The findings indicate that ethical purchases are not just altruistic. They hold purposeful individual value and can help in the self-restorative process. Implications for managers making decisions regarding investment in ethical product features are discussed.

Remi Trudel, Jill Klein, Sankar Sen & Niraj Dawar. 2020. Feeling Good by Doing Good: A Selfish Motivation for Ethical Choice.

Journal of Business Ethics, 166(1), 39–49.

Positive shock in consumer ethical judgements
Existing debates on business ethics under-represent consumers’ perspectives. In order to progress understanding of ethical judgement in the marketplace, the authors unpack the interconnections between consumer ethical judgment, consent and context.

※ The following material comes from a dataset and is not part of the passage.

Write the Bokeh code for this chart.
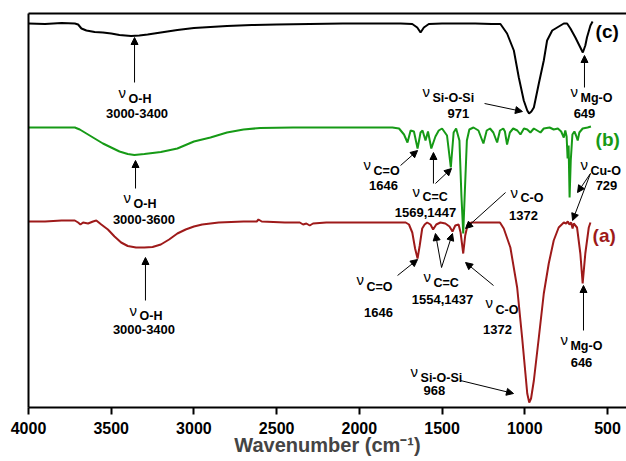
from bokeh.plotting import figure
from bokeh.models import Range1d, FixedTicker, LinearAxis, Arrow, NormalHead, ColumnDataSource
from bokeh.core.properties import value
from bokeh.embed import file_html
from bokeh.resources import INLINE

# ---------------- data (wavenumber in cm-1, transmittance in a.u., offset traces) -------------
wn_c = [4000, 3900, 3800, 3720, 3700, 3680, 3650, 3600, 3550, 3500, 3450, 3380, 3330, 3280, 3200,
        3100, 3000, 2900, 2800, 2650, 2500, 2300, 2100, 1900, 1750, 1680, 1650, 1630, 1610, 1580,
        1500, 1300, 1200, 1147, 1107, 1066, 1036, 1006, 985, 974, 960, 945, 915, 885, 865, 834,
        804, 764, 744, 724, 694, 664, 649, 634, 624, 603, 590]
t_c = [384, 383.5, 384.5, 384, 383, 379, 377, 375.5, 375, 374, 372.5, 371.5, 372, 373, 375,
       377.5, 379.5, 380.5, 381.5, 382.5, 383, 383.5, 384, 384, 384, 383.5, 380, 375, 380, 383.5,
       384, 384, 383.5, 383.5, 374, 357, 330, 307, 297, 294, 296, 300, 324, 347, 367, 377,
       380, 384, 384, 379, 370, 360, 355, 362, 370, 382, 386]

wn_b = [4000, 3800, 3720, 3690, 3650, 3600, 3550, 3500, 3450, 3400, 3360, 3300, 3200, 3100, 3000,
        2900, 2800, 2700, 2600, 2400, 2000, 1800, 1760, 1730, 1709, 1690, 1670, 1648, 1630, 1618,
        1600, 1585, 1565, 1540, 1520, 1500, 1470, 1447, 1430, 1415, 1395, 1383, 1372, 1362, 1350,
        1335, 1310, 1280, 1250, 1230, 1210, 1190, 1167, 1150, 1130, 1120, 1107, 1090, 1070, 1045,
        1026, 1005, 985, 966, 945, 905, 885, 850, 825, 800, 780, 764, 755, 747, 741, 735, 729,
        722, 712, 700, 690, 680, 670, 650, 620, 600]
t_b = [280, 280, 280, 278, 274, 269, 264, 260, 256, 253.5, 252.5, 253.5, 255.5, 259, 266,
       270, 275, 278, 279.5, 280, 280, 280, 279, 273, 265, 277, 276, 259, 275, 277,
       267, 276, 259, 271, 277, 279, 272, 240, 275, 279, 267, 212, 174, 217, 267,
       278, 280, 277, 264, 277, 279, 275, 265, 277, 279, 276, 263, 275, 279, 277,
       273, 279, 278, 275, 279, 275, 279, 280, 278, 279, 276, 270, 277, 271, 249, 262, 210,
       247, 273, 276, 272, 267, 275, 279, 280, 281]

wn_a = [4000, 3900, 3800, 3720, 3700, 3686, 3670, 3640, 3610, 3590, 3560, 3520, 3480, 3440, 3400,
        3350, 3300, 3250, 3200, 3150, 3100, 3050, 3000, 2950, 2850, 2700, 2620, 2610, 2590, 2450,
        2360, 2340, 2320, 2300, 2280, 2200, 2000, 1800, 1720, 1700, 1680, 1663, 1648, 1635, 1620,
        1605, 1590, 1570, 1554, 1535, 1510, 1480, 1455, 1437, 1420, 1400, 1388, 1372, 1360, 1345,
        1320, 1200, 1150, 1127, 1087, 1046, 1016, 996, 985, 973, 962, 945, 915, 885, 855, 825,
        795, 764, 750, 740, 730, 720, 711, 704, 684, 664, 650, 634, 613, 603]
t_a = [186, 186, 187, 187, 185, 183, 185, 184, 186, 187, 183, 178, 171, 165, 161.5,
       160, 160, 160.5, 163, 168, 174, 178, 181, 183, 185, 186, 186, 188, 186, 185,
       185, 183, 184, 182, 184, 185, 185, 185, 185, 183, 175, 159, 149, 162, 179,
       183, 185, 183, 178, 183, 185, 184, 181, 176, 182, 183, 175, 154, 172, 183,
       185, 185, 185, 179, 160, 120, 70, 34, 14, 5, 9, 27, 70, 114, 144, 167,
       180, 185, 184, 186, 183, 185, 179, 184, 180, 154, 124, 154, 180, 185]

x_ticks = [4000, 3500, 3000, 2500, 2000, 1500, 1000, 500]

RED = "#9e1a1a"
GREEN = "#169a16"
BLACK = "#000000"
FONT = "Liberation Sans"

# ---------------- annotations ----------------
# (nu left x, nu baseline y, subscript left x, subscript baseline y, subscript, number centre x, number baseline y, number)
labels = [
    (3456, 315, 3395, 309, "O-H", 3344, 294, "3000-3400"),
    (1618, 316, 1558, 310, "Si-O-Si", 1401, 294, "971"),
    (724, 316, 663, 310, "Mg-O", 639, 294, "649"),
    (3426, 210, 3365, 204, "O-H", 3302, 188, "3000-3600"),
    (1975, 243, 1914, 237, "C=O", 1854, 222, "1646"),
    (1679, 216, 1618, 211, "C=C", 1600, 195, "1569,1447"),
    (1086, 215, 1026, 210, "C-O", 1008, 192, "1372"),
    (663, 243, 603, 237, "Cu-O", 506, 222, "729"),
    (3389, 97, 3329, 92, "O-H", 3302, 78, "3000-3400"),
    (2017, 128, 1957, 121, "C=O", 1884, 95, "1646"),
    (1612, 131, 1552, 125, "C=C", 1497, 108, "1554,1437"),
    (1237, 105, 1177, 98, "C-O", 1165, 78, "1372"),
    (784, 68, 724, 62, "Mg-O", 657, 45, "646"),
    (1691, 36, 1630, 30, "Si-O-Si", 1546, 17, "968"),
]
arrows = [
    (3359, 325, 3359, 370), (1243, 304, 1014, 296), (639, 320, 639, 352),
    (3353, 219, 3353, 247), (1751, 242, 1648, 257), (1552, 224, 1552, 255),
    (1540, 224, 1443, 239), (1116, 215, 1358, 179), (603, 234, 681, 215),
    (603, 234, 711, 187),
    (3293, 107, 3293, 150), (1769, 132, 1648, 148), (1503, 140, 1540, 174),
    (1503, 140, 1437, 174), (1189, 122, 1358, 145), (645, 77, 645, 122),
    (1389, 27, 1068, 14),
]
trace_tags = [(572, 376, "(c)", BLACK), (572, 268, "(b)", GREEN), (590, 172, "(a)", RED)]

p = figure(width=626, height=461, output_backend="svg", toolbar_location=None,
           x_range=Range1d(4000, 385), y_range=Range1d(0, 394),
           min_border_left=28, min_border_right=0, min_border_top=13, min_border_bottom=54,
           x_axis_location=None, y_axis_location=None)
p.outline_line_color = None
p.xgrid.visible = False
p.ygrid.visible = False
p.background_fill_color = "white"
p.border_fill_color = "white"

xax = LinearAxis(ticker=FixedTicker(ticks=x_ticks))
xax.axis_line_width = 2
xax.major_tick_line_width = 2
xax.major_tick_out = 7
xax.major_tick_in = 0
xax.minor_tick_line_color = None
xax.major_label_standoff = 7
xax.major_label_text_font = FONT
xax.major_label_text_font_style = "bold"
xax.major_label_text_font_size = "16px"
xax.major_label_text_color = "black"
xax.axis_label = "Wavenumber (cm⁻¹)"
xax.axis_label_text_font = FONT
xax.axis_label_text_font_style = "bold"
xax.axis_label_text_font_size = "20px"
xax.axis_label_standoff = -3
p.add_layout(xax, "below")

for loc in ("left", "above"):
    ax = LinearAxis(ticker=FixedTicker(ticks=[]))
    ax.axis_line_width = 2
    ax.major_tick_line_color = None
    ax.minor_tick_line_color = None
    ax.major_label_standoff = 0
    p.add_layout(ax, loc)

p.line(wn_c, t_c, line_color=BLACK, line_width=2)
p.line(wn_b, t_b, line_color=GREEN, line_width=2)
p.line(wn_a, t_a, line_color=RED, line_width=2)

for (x0, y0, x1, y1) in arrows:
    p.add_layout(Arrow(x_start=x0, y_start=y0, x_end=x1, y_end=y1, line_width=1, line_color="black",
                       end=NormalHead(size=7, fill_color="black", line_color="black", line_width=1)))

nu_src = ColumnDataSource(dict(x=[l[0] for l in labels], y=[l[1] for l in labels], t=["ν"] * len(labels)))
sub_src = ColumnDataSource(dict(x=[l[2] for l in labels], y=[l[3] for l in labels], t=[l[4] for l in labels]))
num_src = ColumnDataSource(dict(x=[l[5] for l in labels], y=[l[6] for l in labels], t=[l[7] for l in labels]))

p.text("x", "y", text="t", source=nu_src, text_font=value(FONT), text_font_size="15px",
       text_baseline="alphabetic", text_align="left", text_color="black")
p.text("x", "y", text="t", source=sub_src, text_font=value(FONT), text_font_size="12.5px",
       text_font_style="bold", text_baseline="alphabetic", text_align="left", text_color="black")
p.text("x", "y", text="t", source=num_src, text_font=value(FONT), text_font_size="13px",
       text_font_style="bold", text_baseline="alphabetic", text_align="center", text_color="black")

tag_src = ColumnDataSource(dict(x=[t[0] for t in trace_tags], y=[t[1] for t in trace_tags],
                                t=[t[2] for t in trace_tags], c=[t[3] for t in trace_tags]))
p.text("x", "y", text="t", source=tag_src, text_font=value(FONT), text_font_size="19px",
       text_font_style="bold", text_baseline="alphabetic", text_align="left", text_color="c")

open("out.html", "w").write(file_html(p, INLINE))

The authors address the question of how consumers judge the morality of threat-based experiential marketing communications. the interpretive qualitative research shows that consumers can feel positively about being shocked, judging threat appeals as more or less ethical by the nature of the negative emotions they experience. The authors also determine that the intersection between ethical judgement, consent and context lies where consumers’ perceptions of fairness and consequences lend contextualised normative approval to marketing practice.

This research makes three original contributions to existing literature. First, it extends theory in the area of ethical judgement, by highlighting the importance of consent for eliciting positive moral responses. Second, it adds to embryonic research addressing the role of emotions in ethical judgement, by ascertaining that negative emotions can elicit positive consumer ethical judgement. Third, the research contributes an original concept to ethical judgement theorisation, namely consumer-experienced positive shock (CEPS).

The authors define CEPS as a consensual shock value judged as ethical due to its ephemerality, commercial resonance, brand alignment, target-audience appropriateness and contextual acceptability. The authors also extrapolate the dimensions of CEPS into an ethical judgement typology, elucidating how consumers judge some threat-based communications as ethical, but not others. Consequently, this work dovetails with wider business ethics debates on ethical judgement, adding value by clarifying the conditions that generate positive consumer ethical judgement.

Read this Open Access article online for free.

Caroline Moraes, Finola Kerrigan & Roisin McCann. 2020. Positive Shock: A Consumer Ethical Judgement Perspective.

Journal of Business Ethics, 165(4), 735–751.